--- What you need to do ---
Below is a block of records; return all of them exactly, but without the images.

··· Entries shown ···

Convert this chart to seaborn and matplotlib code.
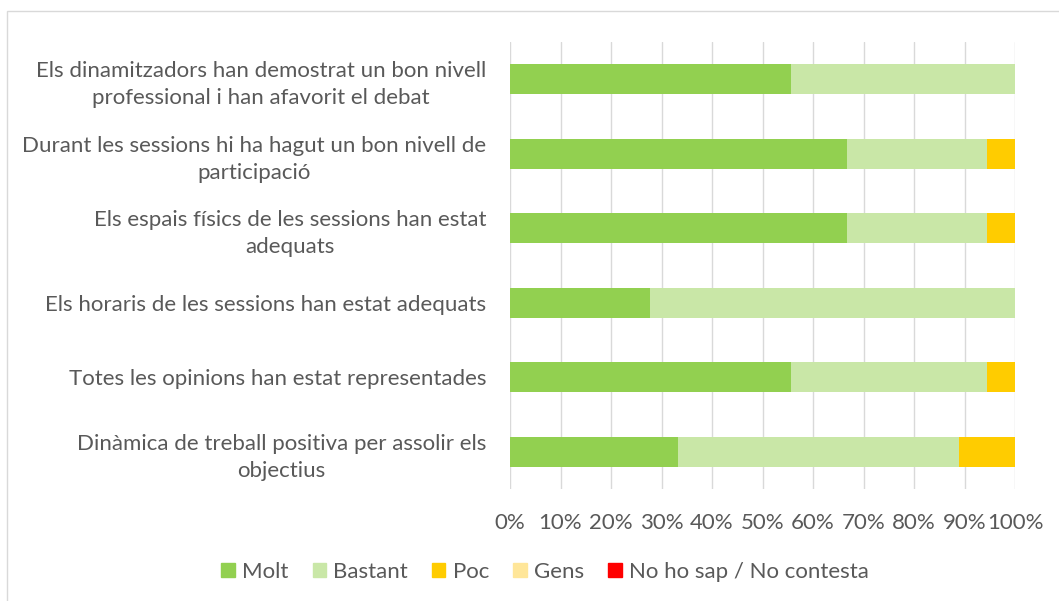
import matplotlib
matplotlib.use("Agg")
import matplotlib.pyplot as plt
import matplotlib.patches as mpatches
import seaborn as sns
import pandas as pd
import numpy as np

categories = [
    "Els dinamitzadors han demostrat un bon nivell\nprofessional i han afavorit el debat",
    "Durant les sessions hi ha hagut un bon nivell de\nparticipació",
    "Els espais físics de les sessions han estat\nadequats",
    "Els horaris de les sessions han estat adequats",
    "Totes les opinions han estat representades",
    "Dinàmica de treball positiva per assolir els\nobjectius",
]
series_names = ["Molt", "Bastant", "Poc", "Gens", "No ho sap / No contesta"]
molt = [55.6, 66.7, 66.7, 27.8, 55.6, 33.3]
bastant = [44.4, 27.8, 27.8, 72.2, 38.9, 55.6]
poc = [0.0, 5.5, 5.5, 0.0, 5.5, 11.1]
gens = [0.0, 0.0, 0.0, 0.0, 0.0, 0.0]
nsnc = [0.0, 0.0, 0.0, 0.0, 0.0, 0.0]
colors = ["#92D050", "#C9E7A7", "#FFCC00", "#FFE699", "#FF0000"]
xtick_vals = list(range(0, 101, 10))
xtick_labels = [f"{v}%" for v in xtick_vals]

sns.set_theme(style="white")
plt.rcParams["font.family"] = ["Lato", "DejaVu Sans"]
text_color = "#595959"

fig = plt.figure(figsize=(10.59, 6.01), dpi=100)
ax = fig.add_axes([510/1059, 1-489/601, 505/1059, 447/601])

data = [molt, bastant, poc, gens, nsnc]
cum = np.cumsum(np.array(data), axis=0)
df_base = pd.DataFrame({"cat": categories})
for i in range(len(series_names) - 1, -1, -1):
    if sum(data[i]) == 0:
        continue
    d = df_base.copy()
    d["val"] = cum[i]
    sns.barplot(data=d, x="val", y="cat", orient="h", color=colors[i],
                width=0.4, saturation=1, linewidth=0, ax=ax, order=categories)

ax.set_xlim(0, 100)
ax.set_ylim(len(categories) - 0.5, -0.5)
ax.set_xticks(xtick_vals)
ax.set_xticklabels(xtick_labels)
ax.set_xlabel("")
ax.set_ylabel("")
ax.xaxis.grid(True, color="#D9D9D9", linewidth=1)
ax.set_axisbelow(True)
for s in ax.spines.values():
    s.set_visible(False)
ax.tick_params(axis="both", length=0, labelsize=16, colors=text_color)
ax.tick_params(axis="x", pad=17)
ax.tick_params(axis="y", pad=17)
for lbl in ax.get_yticklabels():
    lbl.set_multialignment("center")
    lbl.set_linespacing(1.45)

handles = [mpatches.Patch(color=c, label=n) for c, n in zip(colors, series_names)]
leg = fig.legend(handles=handles, loc="center", bbox_to_anchor=(545/1059, 1-572/601),
                 ncol=5, frameon=False, fontsize=16, handlelength=0.6, handleheight=0.6,
                 handletextpad=0.32, columnspacing=1.1)
for t in leg.get_texts():
    t.set_color(text_color)

fig.patches.append(mpatches.Rectangle((7/1059, -0.01), 1.1, 1-11/601 + 0.01,
                                      transform=fig.transFigure, fill=False,
                                      edgecolor="#D9D9D9", linewidth=1))

fig.savefig("out.png", dpi=100)
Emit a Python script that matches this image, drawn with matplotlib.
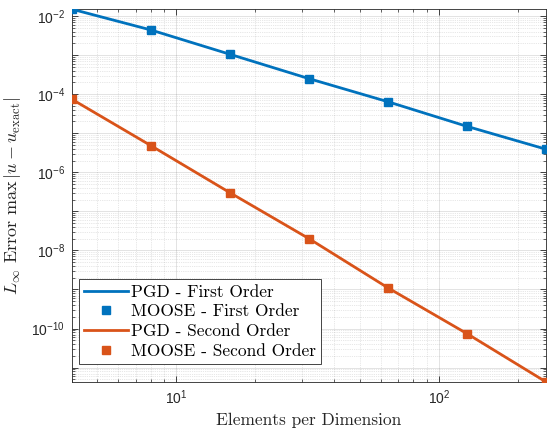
import numpy as np
import matplotlib
matplotlib.use("Agg")
import matplotlib.pyplot as plt
from matplotlib.lines import Line2D
from matplotlib.ticker import LogLocator, NullFormatter

# data
elements = [4, 8, 16, 32, 64, 128, 256]
pgd_first = [1.5e-2, 4.4e-3, 1.05e-3, 2.5e-4, 6.4e-5, 1.5e-5, 3.9e-6]
moose_first = [1.5e-2, 4.4e-3, 1.05e-3, 2.5e-4, 6.4e-5, 1.5e-5, 3.9e-6]
pgd_second = [7.4e-5, 4.8e-6, 3.0e-7, 2.0e-8, 1.1e-9, 7.4e-11, 4.3e-12]
moose_second = [7.4e-5, 4.8e-6, 3.0e-7, 2.0e-8, 1.1e-9, 7.4e-11, 4.3e-12]

blue = "#0072BD"
orange = "#D95319"
dark = "#262626"

plt.rcParams['font.family'] = ['Liberation Sans', 'DejaVu Sans']
plt.rcParams['axes.unicode_minus'] = False

fig = plt.figure(figsize=(5.51, 4.38), dpi=100)
ax = fig.add_axes([0.1307, 0.128, 0.8603, 0.851])

ax.plot(elements, pgd_first, color=blue, lw=2, zorder=3)
ax.plot(elements, moose_first, 's', color=blue, ms=6, zorder=4)
ax.plot(elements, pgd_second, color=orange, lw=2, zorder=3)
ax.plot(elements, moose_second, 's', color=orange, ms=6, zorder=4)

ax.set_xscale('log')
ax.set_yscale('log')
ax.set_xlim(elements[0], elements[-1])
ax.set_ylim(min(pgd_second), max(pgd_first))

ax.yaxis.set_major_locator(LogLocator(base=10, subs=[1.0], numticks=20))
ax.yaxis.set_major_formatter(matplotlib.ticker.FuncFormatter(
    lambda v, p: r"$\mathdefault{10^{%d}}$" % round(np.log10(v)) if round(np.log10(v)) % 2 == 0 else ""))
ax.yaxis.set_minor_locator(LogLocator(base=10, subs=np.arange(2, 10), numticks=20))
ax.yaxis.set_minor_formatter(NullFormatter())
ax.xaxis.set_minor_formatter(NullFormatter())

ax.grid(True, which='major', color=dark, alpha=0.15, lw=0.6, ls='-')
ax.grid(True, which='minor', color=dark, alpha=0.22, lw=0.5, ls=':')
ax.tick_params(which='both', direction='in', top=True, right=True, colors=dark,
               labelsize=10)
ax.tick_params(which='major', length=4, width=0.6, pad=5)
ax.tick_params(which='minor', length=2, width=0.5)
for s in ax.spines.values():
    s.set_color(dark)
    s.set_linewidth(0.6)

ax.set_xlabel("Elements per Dimension", family='cmr10', fontsize=12.5, color=dark)
ax.set_ylabel(r"$L_\infty$ Error $\max\,|u - u_{\rm exact}|$", family='cmr10',
              math_fontfamily='cm', fontsize=13, color=dark, labelpad=6)

handles = [
    Line2D([], [], color=blue, lw=2),
    Line2D([], [], ls='none', marker='s', color=blue, ms=6),
    Line2D([], [], color=orange, lw=2),
    Line2D([], [], ls='none', marker='s', color=orange, ms=6),
]
labels = ["PGD - First Order", "MOOSE - First Order",
          "PGD - Second Order", "MOOSE - Second Order"]
leg = ax.legend(handles, labels, loc='lower left', bbox_to_anchor=(0.015, 0.048),
                prop={'family': 'cmr10', 'size': 12.5}, fancybox=False,
                framealpha=1, edgecolor=dark, borderpad=0.3, labelspacing=0.25,
                handlelength=2.5, handletextpad=0.2, borderaxespad=0)
leg.get_frame().set_linewidth(0.6)

fig.savefig("out.png", dpi=100)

···

--- The result ---
Convert this chart to seaborn and matplotlib code.
import matplotlib
matplotlib.use("Agg")
import matplotlib.pyplot as plt
import matplotlib.patches as mpatches
import seaborn as sns
import pandas as pd
import numpy as np

categories = [
    "Els dinamitzadors han demostrat un bon nivell\nprofessional i han afavorit el debat",
    "Durant les sessions hi ha hagut un bon nivell de\nparticipació",
    "Els espais físics de les sessions han estat\nadequats",
    "Els horaris de les sessions han estat adequats",
    "Totes les opinions han estat representades",
    "Dinàmica de treball positiva per assolir els\nobjectius",
]
series_names = ["Molt", "Bastant", "Poc", "Gens", "No ho sap / No contesta"]
molt = [55.6, 66.7, 66.7, 27.8, 55.6, 33.3]
bastant = [44.4, 27.8, 27.8, 72.2, 38.9, 55.6]
poc = [0.0, 5.5, 5.5, 0.0, 5.5, 11.1]
gens = [0.0, 0.0, 0.0, 0.0, 0.0, 0.0]
nsnc = [0.0, 0.0, 0.0, 0.0, 0.0, 0.0]
colors = ["#92D050", "#C9E7A7", "#FFCC00", "#FFE699", "#FF0000"]
xtick_vals = list(range(0, 101, 10))
xtick_labels = [f"{v}%" for v in xtick_vals]

sns.set_theme(style="white")
plt.rcParams["font.family"] = ["Lato", "DejaVu Sans"]
text_color = "#595959"

fig = plt.figure(figsize=(10.59, 6.01), dpi=100)
ax = fig.add_axes([510/1059, 1-489/601, 505/1059, 447/601])

data = [molt, bastant, poc, gens, nsnc]
cum = np.cumsum(np.array(data), axis=0)
df_base = pd.DataFrame({"cat": categories})
for i in range(len(series_names) - 1, -1, -1):
    if sum(data[i]) == 0:
        continue
    d = df_base.copy()
    d["val"] = cum[i]
    sns.barplot(data=d, x="val", y="cat", orient="h", color=colors[i],
                width=0.4, saturation=1, linewidth=0, ax=ax, order=categories)

ax.set_xlim(0, 100)
ax.set_ylim(len(categories) - 0.5, -0.5)
ax.set_xticks(xtick_vals)
ax.set_xticklabels(xtick_labels)
ax.set_xlabel("")
ax.set_ylabel("")
ax.xaxis.grid(True, color="#D9D9D9", linewidth=1)
ax.set_axisbelow(True)
for s in ax.spines.values():
    s.set_visible(False)
ax.tick_params(axis="both", length=0, labelsize=16, colors=text_color)
ax.tick_params(axis="x", pad=17)
ax.tick_params(axis="y", pad=17)
for lbl in ax.get_yticklabels():
    lbl.set_multialignment("center")
    lbl.set_linespacing(1.45)

handles = [mpatches.Patch(color=c, label=n) for c, n in zip(colors, series_names)]
leg = fig.legend(handles=handles, loc="center", bbox_to_anchor=(545/1059, 1-572/601),
                 ncol=5, frameon=False, fontsize=16, handlelength=0.6, handleheight=0.6,
                 handletextpad=0.32, columnspacing=1.1)
for t in leg.get_texts():
    t.set_color(text_color)

fig.patches.append(mpatches.Rectangle((7/1059, -0.01), 1.1, 1-11/601 + 0.01,
                                      transform=fig.transFigure, fill=False,
                                      edgecolor="#D9D9D9", linewidth=1))

fig.savefig("out.png", dpi=100)
Emit a Python script that matches this image, drawn with matplotlib.
import numpy as np
import matplotlib
matplotlib.use("Agg")
import matplotlib.pyplot as plt
from matplotlib.lines import Line2D
from matplotlib.ticker import LogLocator, NullFormatter

# data
elements = [4, 8, 16, 32, 64, 128, 256]
pgd_first = [1.5e-2, 4.4e-3, 1.05e-3, 2.5e-4, 6.4e-5, 1.5e-5, 3.9e-6]
moose_first = [1.5e-2, 4.4e-3, 1.05e-3, 2.5e-4, 6.4e-5, 1.5e-5, 3.9e-6]
pgd_second = [7.4e-5, 4.8e-6, 3.0e-7, 2.0e-8, 1.1e-9, 7.4e-11, 4.3e-12]
moose_second = [7.4e-5, 4.8e-6, 3.0e-7, 2.0e-8, 1.1e-9, 7.4e-11, 4.3e-12]

blue = "#0072BD"
orange = "#D95319"
dark = "#262626"

plt.rcParams['font.family'] = ['Liberation Sans', 'DejaVu Sans']
plt.rcParams['axes.unicode_minus'] = False

fig = plt.figure(figsize=(5.51, 4.38), dpi=100)
ax = fig.add_axes([0.1307, 0.128, 0.8603, 0.851])

ax.plot(elements, pgd_first, color=blue, lw=2, zorder=3)
ax.plot(elements, moose_first, 's', color=blue, ms=6, zorder=4)
ax.plot(elements, pgd_second, color=orange, lw=2, zorder=3)
ax.plot(elements, moose_second, 's', color=orange, ms=6, zorder=4)

ax.set_xscale('log')
ax.set_yscale('log')
ax.set_xlim(elements[0], elements[-1])
ax.set_ylim(min(pgd_second), max(pgd_first))

ax.yaxis.set_major_locator(LogLocator(base=10, subs=[1.0], numticks=20))
ax.yaxis.set_major_formatter(matplotlib.ticker.FuncFormatter(
    lambda v, p: r"$\mathdefault{10^{%d}}$" % round(np.log10(v)) if round(np.log10(v)) % 2 == 0 else ""))
ax.yaxis.set_minor_locator(LogLocator(base=10, subs=np.arange(2, 10), numticks=20))
ax.yaxis.set_minor_formatter(NullFormatter())
ax.xaxis.set_minor_formatter(NullFormatter())

ax.grid(True, which='major', color=dark, alpha=0.15, lw=0.6, ls='-')
ax.grid(True, which='minor', color=dark, alpha=0.22, lw=0.5, ls=':')
ax.tick_params(which='both', direction='in', top=True, right=True, colors=dark,
               labelsize=10)
ax.tick_params(which='major', length=4, width=0.6, pad=5)
ax.tick_params(which='minor', length=2, width=0.5)
for s in ax.spines.values():
    s.set_color(dark)
    s.set_linewidth(0.6)

ax.set_xlabel("Elements per Dimension", family='cmr10', fontsize=12.5, color=dark)
ax.set_ylabel(r"$L_\infty$ Error $\max\,|u - u_{\rm exact}|$", family='cmr10',
              math_fontfamily='cm', fontsize=13, color=dark, labelpad=6)

handles = [
    Line2D([], [], color=blue, lw=2),
    Line2D([], [], ls='none', marker='s', color=blue, ms=6),
    Line2D([], [], color=orange, lw=2),
    Line2D([], [], ls='none', marker='s', color=orange, ms=6),
]
labels = ["PGD - First Order", "MOOSE - First Order",
          "PGD - Second Order", "MOOSE - Second Order"]
leg = ax.legend(handles, labels, loc='lower left', bbox_to_anchor=(0.015, 0.048),
                prop={'family': 'cmr10', 'size': 12.5}, fancybox=False,
                framealpha=1, edgecolor=dark, borderpad=0.3, labelspacing=0.25,
                handlelength=2.5, handletextpad=0.2, borderaxespad=0)
leg.get_frame().set_linewidth(0.6)

fig.savefig("out.png", dpi=100)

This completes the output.